Are they late for a meeting? Do they just not know how to ride relaxed? Are they worried the hipster-bar will run out of PBR? Me, I'm just not in that big of a hurry. I like to get to work on time, but my office is not going anywhere, I don't have to chase it down. And it's not like they won't let me in the building if I'm not there by 7:56 am. And as for getting there (wherever there might be) before they run out of beer, this is Portland for Christ's sake, they're never going to run out of beer- ever! And certainly not before I get there.

So race on, competitive commuters. Just tell the bartender to save one for me.

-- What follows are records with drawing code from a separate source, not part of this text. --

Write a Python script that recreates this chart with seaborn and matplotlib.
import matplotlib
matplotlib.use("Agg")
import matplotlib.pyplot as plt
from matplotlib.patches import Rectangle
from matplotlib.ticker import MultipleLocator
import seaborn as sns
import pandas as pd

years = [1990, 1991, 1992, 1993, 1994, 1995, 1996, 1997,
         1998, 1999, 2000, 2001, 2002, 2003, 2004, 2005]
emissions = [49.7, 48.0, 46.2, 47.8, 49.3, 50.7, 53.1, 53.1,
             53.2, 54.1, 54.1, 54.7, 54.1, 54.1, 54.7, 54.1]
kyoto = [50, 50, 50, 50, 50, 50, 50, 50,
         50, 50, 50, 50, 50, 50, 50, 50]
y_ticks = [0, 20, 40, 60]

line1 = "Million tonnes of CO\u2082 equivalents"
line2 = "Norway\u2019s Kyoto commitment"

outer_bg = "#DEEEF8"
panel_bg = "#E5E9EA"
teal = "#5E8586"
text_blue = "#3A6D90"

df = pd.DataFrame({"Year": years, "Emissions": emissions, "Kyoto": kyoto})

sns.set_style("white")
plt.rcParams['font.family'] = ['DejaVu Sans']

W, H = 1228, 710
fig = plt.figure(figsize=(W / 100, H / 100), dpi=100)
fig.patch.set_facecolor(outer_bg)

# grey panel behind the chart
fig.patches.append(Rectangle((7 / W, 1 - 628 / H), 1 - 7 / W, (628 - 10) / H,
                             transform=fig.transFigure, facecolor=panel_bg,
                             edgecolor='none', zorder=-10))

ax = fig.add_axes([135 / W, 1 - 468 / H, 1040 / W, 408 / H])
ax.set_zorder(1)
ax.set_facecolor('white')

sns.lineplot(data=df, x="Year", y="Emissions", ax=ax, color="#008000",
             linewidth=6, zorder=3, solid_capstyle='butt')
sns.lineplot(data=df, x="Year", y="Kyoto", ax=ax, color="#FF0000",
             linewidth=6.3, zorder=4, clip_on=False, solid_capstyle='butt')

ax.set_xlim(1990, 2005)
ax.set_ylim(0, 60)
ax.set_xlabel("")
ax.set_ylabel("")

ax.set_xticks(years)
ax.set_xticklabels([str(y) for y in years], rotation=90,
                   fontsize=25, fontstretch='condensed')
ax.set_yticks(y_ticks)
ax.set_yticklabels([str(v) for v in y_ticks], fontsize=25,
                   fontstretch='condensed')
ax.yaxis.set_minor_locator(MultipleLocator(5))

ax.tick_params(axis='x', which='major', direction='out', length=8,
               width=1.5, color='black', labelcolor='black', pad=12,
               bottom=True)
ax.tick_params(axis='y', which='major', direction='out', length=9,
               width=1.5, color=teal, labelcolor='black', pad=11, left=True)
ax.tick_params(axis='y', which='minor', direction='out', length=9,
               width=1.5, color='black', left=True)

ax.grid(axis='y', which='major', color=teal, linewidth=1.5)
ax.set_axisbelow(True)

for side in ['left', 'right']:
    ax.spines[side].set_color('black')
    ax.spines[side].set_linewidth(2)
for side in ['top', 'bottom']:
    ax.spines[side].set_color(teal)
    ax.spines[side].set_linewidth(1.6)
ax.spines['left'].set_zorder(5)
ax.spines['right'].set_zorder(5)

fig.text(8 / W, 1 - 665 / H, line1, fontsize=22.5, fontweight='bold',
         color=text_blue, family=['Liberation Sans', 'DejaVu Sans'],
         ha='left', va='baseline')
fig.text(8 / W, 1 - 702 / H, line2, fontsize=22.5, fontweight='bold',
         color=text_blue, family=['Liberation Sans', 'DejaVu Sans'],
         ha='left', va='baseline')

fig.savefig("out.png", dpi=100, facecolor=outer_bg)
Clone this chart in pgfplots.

Thursday, December 3, 2009

(Reverse) Seasonal Disaffected Disorder

I think I have reverse Seasonal Affected Disorder. The weather here has been unseasonably clear and sunny which- especially as someone who spends a lot of time playing outside regardless of the weather- should make me really happy. However, I find myself getting angry about it sometimes. Like when...

... the low-angle sun is shining in my eyes all the time, constantly half-blinding me when I'm on my bike or driving...

... I see how warm it has been, and how little precipitation we've had, because I know that means it will be a bad snow year...

... I feel like vegging out and watching a movie or reading, but then I look outside and it's sunny and clear, making me feel guilty for not being out there...

... People constantly ask me, "Aren't you cold?" because I'm not bundled up as much as they are. I always wonder, "Aren't you burning up in that? Bundled up like you're going on an arctic expedition?" But I know it's none of my business, so I keep my mouth shut...

... The heat in my office is on so high that it feels like a sauna (and restaurants, pubs, stores, etc. doing the same thing)...

And others. I grew up in Alaska and I am from Northern European stock, so maybe Oregon weather is just too nice for me. But it's funny to listen to coworkers and friends complaining that the weather is too "yucky" and how it's depressing them. Because I'm thinking, "Seriously? It's been sunny, dry, and in the high 40s low 50s for weeks. And it's freakin' DECEMBER for Christ's sake! Can we PLEASE have some freakin' WINTER around here finally?" I would be really happy with some really cold, dark days. The kind where it's the best thing in the world to get all cozy by the fire with some hot chocolate or bourbon (or both, in the same cup...) and read a good book.

But it is Oregon so- though it will never be like Alaska- I'm sure I'll get my wish soon enough.